_Exercise brief_.
Write out the opening lines of the data word for word, up to and including the line with "df = pd.DataFrame(rows)", and leave every picture and every later line out.

_Supplied material_.
▼

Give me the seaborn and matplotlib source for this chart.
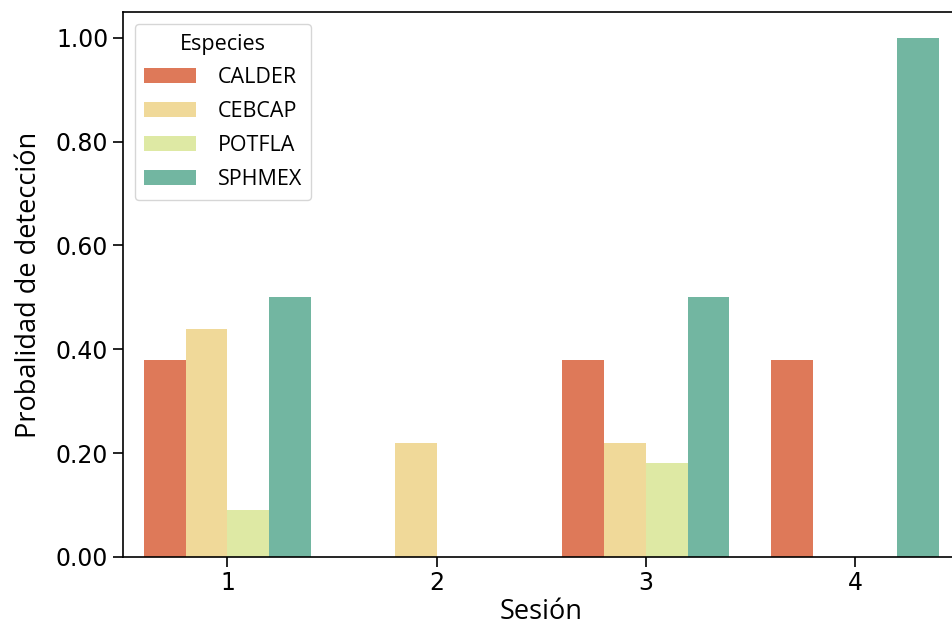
import matplotlib
matplotlib.use("Agg")
import matplotlib.pyplot as plt
import matplotlib.ticker as mticker
import seaborn as sns
import pandas as pd

sessions = ["1", "2", "3", "4"]
species = ["CALDER", "CEBCAP", "POTFLA", "SPHMEX"]
calder = [0.38, 0.0, 0.38, 0.38]
cebcap = [0.44, 0.22, 0.22, 0.0]
potfla = [0.09, 0.0, 0.18, 0.0]
sphmex = [0.50, 0.0, 0.50, 1.00]

rows = []
for sp, vals in zip(species, [calder, cebcap, potfla, sphmex]):
    for s, v in zip(sessions, vals):
        rows.append({"Sesión": s, "Especies": sp, "Prob": v})
df = pd.DataFrame(rows)

fig = plt.figure(figsize=(9.52, 6.32), dpi=100)
ax = fig.add_axes([0.129, 0.119, 0.879, 0.862])
sns.barplot(data=df, x="Sesión", y="Prob", hue="Especies", order=sessions,
            hue_order=species, palette="Spectral", ax=ax, errorbar=None)
ax.set_ylim(0, 1.05)
ax.yaxis.set_major_locator(mticker.MultipleLocator(0.2))
ax.yaxis.set_major_formatter(mticker.FormatStrFormatter("%.2f"))
ax.set_xlabel("Sesión", fontsize=19.5, family="Open Sans", labelpad=2)
ax.set_ylabel("Probalidad de detección", fontsize=19.5, family="Open Sans", labelpad=9)
ax.tick_params(labelsize=17, length=7, width=1.2)
for sp in ax.spines.values():
    sp.set_linewidth(1.2)
leg = ax.legend(title="Especies", loc="upper left",
                prop={"family": "Open Sans", "size": 15.5},
                title_fontproperties={"family": "Open Sans", "size": 15.5},
                borderpad=0.45, labelspacing=0.6, handlelength=2.4, handletextpad=1.0,
                borderaxespad=0.55)
fig.savefig("out.png", dpi=100)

▲

_Task output_.
Give me the seaborn and matplotlib source for this chart.
import matplotlib
matplotlib.use("Agg")
import matplotlib.pyplot as plt
import matplotlib.ticker as mticker
import seaborn as sns
import pandas as pd

sessions = ["1", "2", "3", "4"]
species = ["CALDER", "CEBCAP", "POTFLA", "SPHMEX"]
calder = [0.38, 0.0, 0.38, 0.38]
cebcap = [0.44, 0.22, 0.22, 0.0]
potfla = [0.09, 0.0, 0.18, 0.0]
sphmex = [0.50, 0.0, 0.50, 1.00]

rows = []
for sp, vals in zip(species, [calder, cebcap, potfla, sphmex]):
    for s, v in zip(sessions, vals):
        rows.append({"Sesión": s, "Especies": sp, "Prob": v})
df = pd.DataFrame(rows)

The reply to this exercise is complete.